Additionally, the summary section includes Sustainability Insights, noting the presence of eco-friendly materials like recycled cotton in product compositions, supporting greener fashion exploration.
Impact and Applications
This dashboard is designed for multiple use cases:
- E-commerce Analytics: Analyze pricing strategies and category performance to understand market dynamics.
- Fashion Trends: Identify popular colors to spot styling trends.
- Sustainability Awareness: Highlight eco-friendly products to promote sustainable shopping.
- NLP Experimentation: Test NLP techniques for summarizing or tagging product descriptions, useful for recommendation systems.

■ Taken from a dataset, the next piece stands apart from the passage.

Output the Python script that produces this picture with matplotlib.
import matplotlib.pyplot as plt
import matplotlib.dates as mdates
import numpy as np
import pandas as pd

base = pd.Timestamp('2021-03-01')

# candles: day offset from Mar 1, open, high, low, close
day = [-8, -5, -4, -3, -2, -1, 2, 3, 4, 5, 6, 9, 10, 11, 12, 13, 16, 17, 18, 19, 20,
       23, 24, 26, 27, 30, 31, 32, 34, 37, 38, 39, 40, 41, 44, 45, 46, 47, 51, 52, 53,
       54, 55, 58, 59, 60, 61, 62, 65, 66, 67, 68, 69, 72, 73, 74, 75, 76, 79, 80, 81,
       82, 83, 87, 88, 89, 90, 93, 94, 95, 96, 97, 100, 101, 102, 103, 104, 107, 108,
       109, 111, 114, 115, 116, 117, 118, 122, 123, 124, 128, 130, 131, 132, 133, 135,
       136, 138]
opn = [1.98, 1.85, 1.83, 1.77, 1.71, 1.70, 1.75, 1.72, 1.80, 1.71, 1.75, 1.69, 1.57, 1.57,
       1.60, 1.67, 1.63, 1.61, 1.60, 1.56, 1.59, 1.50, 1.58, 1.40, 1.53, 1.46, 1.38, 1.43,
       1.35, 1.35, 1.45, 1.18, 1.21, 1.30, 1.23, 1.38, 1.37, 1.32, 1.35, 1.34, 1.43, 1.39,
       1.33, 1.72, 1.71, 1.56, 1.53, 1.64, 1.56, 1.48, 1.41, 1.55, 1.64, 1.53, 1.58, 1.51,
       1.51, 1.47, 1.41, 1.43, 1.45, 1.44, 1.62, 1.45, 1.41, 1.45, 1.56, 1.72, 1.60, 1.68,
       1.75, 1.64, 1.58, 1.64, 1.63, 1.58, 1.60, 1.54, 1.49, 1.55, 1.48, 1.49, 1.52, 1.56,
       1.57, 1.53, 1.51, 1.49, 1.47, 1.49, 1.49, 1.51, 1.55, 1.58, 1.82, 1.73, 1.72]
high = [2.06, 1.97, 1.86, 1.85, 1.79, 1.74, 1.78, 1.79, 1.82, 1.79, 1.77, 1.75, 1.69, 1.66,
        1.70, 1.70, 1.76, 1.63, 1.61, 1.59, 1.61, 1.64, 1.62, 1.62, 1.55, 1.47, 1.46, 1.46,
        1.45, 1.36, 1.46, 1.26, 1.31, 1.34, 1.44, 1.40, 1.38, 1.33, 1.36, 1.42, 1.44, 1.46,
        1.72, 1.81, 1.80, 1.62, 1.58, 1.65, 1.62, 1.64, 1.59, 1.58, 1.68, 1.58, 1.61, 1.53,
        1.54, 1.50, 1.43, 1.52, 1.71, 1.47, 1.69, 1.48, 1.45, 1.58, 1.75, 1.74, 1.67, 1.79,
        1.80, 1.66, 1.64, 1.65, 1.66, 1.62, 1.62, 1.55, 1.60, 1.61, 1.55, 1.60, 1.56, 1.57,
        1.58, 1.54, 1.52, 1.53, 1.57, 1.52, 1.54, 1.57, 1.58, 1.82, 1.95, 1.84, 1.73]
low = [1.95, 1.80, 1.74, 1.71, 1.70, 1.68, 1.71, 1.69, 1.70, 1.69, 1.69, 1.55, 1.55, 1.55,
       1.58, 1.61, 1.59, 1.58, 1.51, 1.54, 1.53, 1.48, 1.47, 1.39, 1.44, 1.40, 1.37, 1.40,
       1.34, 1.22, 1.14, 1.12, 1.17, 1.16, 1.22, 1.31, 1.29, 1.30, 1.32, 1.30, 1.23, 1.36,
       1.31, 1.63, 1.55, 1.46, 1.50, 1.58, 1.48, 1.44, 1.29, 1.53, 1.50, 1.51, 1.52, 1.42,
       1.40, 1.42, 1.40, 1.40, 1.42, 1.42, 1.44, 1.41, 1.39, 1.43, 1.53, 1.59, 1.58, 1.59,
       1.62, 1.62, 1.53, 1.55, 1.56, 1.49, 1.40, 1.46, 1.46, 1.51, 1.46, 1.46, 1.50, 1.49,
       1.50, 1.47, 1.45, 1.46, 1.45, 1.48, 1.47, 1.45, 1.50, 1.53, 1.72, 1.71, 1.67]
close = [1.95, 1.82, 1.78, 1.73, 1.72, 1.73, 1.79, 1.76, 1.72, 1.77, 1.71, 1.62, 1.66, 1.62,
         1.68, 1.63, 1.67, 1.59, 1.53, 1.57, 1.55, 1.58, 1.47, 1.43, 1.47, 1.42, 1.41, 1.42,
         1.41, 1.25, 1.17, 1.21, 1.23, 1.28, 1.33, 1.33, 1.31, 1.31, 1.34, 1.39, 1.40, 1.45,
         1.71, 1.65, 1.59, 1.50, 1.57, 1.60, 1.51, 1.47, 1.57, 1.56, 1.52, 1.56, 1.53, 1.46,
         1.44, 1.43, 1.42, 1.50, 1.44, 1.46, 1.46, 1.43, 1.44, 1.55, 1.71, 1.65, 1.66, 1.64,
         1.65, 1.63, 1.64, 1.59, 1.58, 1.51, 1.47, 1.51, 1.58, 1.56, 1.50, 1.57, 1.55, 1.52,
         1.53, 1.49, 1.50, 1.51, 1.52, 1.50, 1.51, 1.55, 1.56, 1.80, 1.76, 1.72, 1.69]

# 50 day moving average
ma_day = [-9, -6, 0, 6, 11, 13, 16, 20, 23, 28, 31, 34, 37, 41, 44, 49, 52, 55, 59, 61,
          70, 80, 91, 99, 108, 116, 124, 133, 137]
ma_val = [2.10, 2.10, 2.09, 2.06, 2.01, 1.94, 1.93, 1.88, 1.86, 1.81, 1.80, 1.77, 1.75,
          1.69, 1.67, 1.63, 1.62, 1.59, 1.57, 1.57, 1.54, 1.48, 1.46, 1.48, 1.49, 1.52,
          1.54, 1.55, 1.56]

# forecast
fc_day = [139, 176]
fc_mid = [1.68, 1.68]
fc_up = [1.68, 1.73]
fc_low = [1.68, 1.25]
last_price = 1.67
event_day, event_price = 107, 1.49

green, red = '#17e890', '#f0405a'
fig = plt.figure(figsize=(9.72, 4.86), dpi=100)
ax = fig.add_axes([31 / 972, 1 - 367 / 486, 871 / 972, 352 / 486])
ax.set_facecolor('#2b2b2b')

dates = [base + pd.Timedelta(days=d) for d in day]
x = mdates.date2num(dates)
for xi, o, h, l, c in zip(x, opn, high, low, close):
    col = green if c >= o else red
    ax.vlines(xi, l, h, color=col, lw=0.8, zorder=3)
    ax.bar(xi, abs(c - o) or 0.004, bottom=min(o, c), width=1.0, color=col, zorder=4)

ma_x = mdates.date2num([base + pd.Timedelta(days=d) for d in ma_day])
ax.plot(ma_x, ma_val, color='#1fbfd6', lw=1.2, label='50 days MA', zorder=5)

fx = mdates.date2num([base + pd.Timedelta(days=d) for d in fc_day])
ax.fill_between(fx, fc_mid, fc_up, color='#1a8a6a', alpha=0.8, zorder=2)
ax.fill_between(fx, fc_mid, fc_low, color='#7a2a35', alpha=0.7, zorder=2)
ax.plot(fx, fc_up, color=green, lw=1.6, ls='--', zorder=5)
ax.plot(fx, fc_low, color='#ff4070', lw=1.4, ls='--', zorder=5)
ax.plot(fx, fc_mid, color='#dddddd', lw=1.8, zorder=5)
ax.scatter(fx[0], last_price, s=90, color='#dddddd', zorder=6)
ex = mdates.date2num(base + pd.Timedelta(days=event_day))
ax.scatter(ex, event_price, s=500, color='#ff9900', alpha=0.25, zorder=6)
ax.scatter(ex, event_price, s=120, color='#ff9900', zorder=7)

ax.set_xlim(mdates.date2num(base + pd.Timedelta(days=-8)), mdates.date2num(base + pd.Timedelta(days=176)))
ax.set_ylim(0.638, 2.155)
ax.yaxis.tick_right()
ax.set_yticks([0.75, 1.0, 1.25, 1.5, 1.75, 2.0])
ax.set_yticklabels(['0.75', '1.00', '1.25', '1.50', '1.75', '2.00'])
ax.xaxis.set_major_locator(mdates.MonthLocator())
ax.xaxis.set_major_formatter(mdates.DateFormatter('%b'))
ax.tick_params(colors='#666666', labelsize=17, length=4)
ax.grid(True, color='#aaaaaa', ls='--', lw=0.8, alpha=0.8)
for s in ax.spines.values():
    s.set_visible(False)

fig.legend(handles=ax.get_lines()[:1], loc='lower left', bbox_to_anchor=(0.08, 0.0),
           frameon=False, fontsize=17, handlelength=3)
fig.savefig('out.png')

Whether you’re a data enthusiast, a fashion lover, or an advocate for sustainability, this project offers valuable insights in an accessible format.
Technologies Used
- Hex: Platform for data ingestion, analysis, and dashboard creation.
- Python: Pandas for data processing, Plotly for visualizations, and NLTK for NLP tasks.
- SQL: For querying and filtering the dataset.
- Kaggle: Source of the H&M product dataset.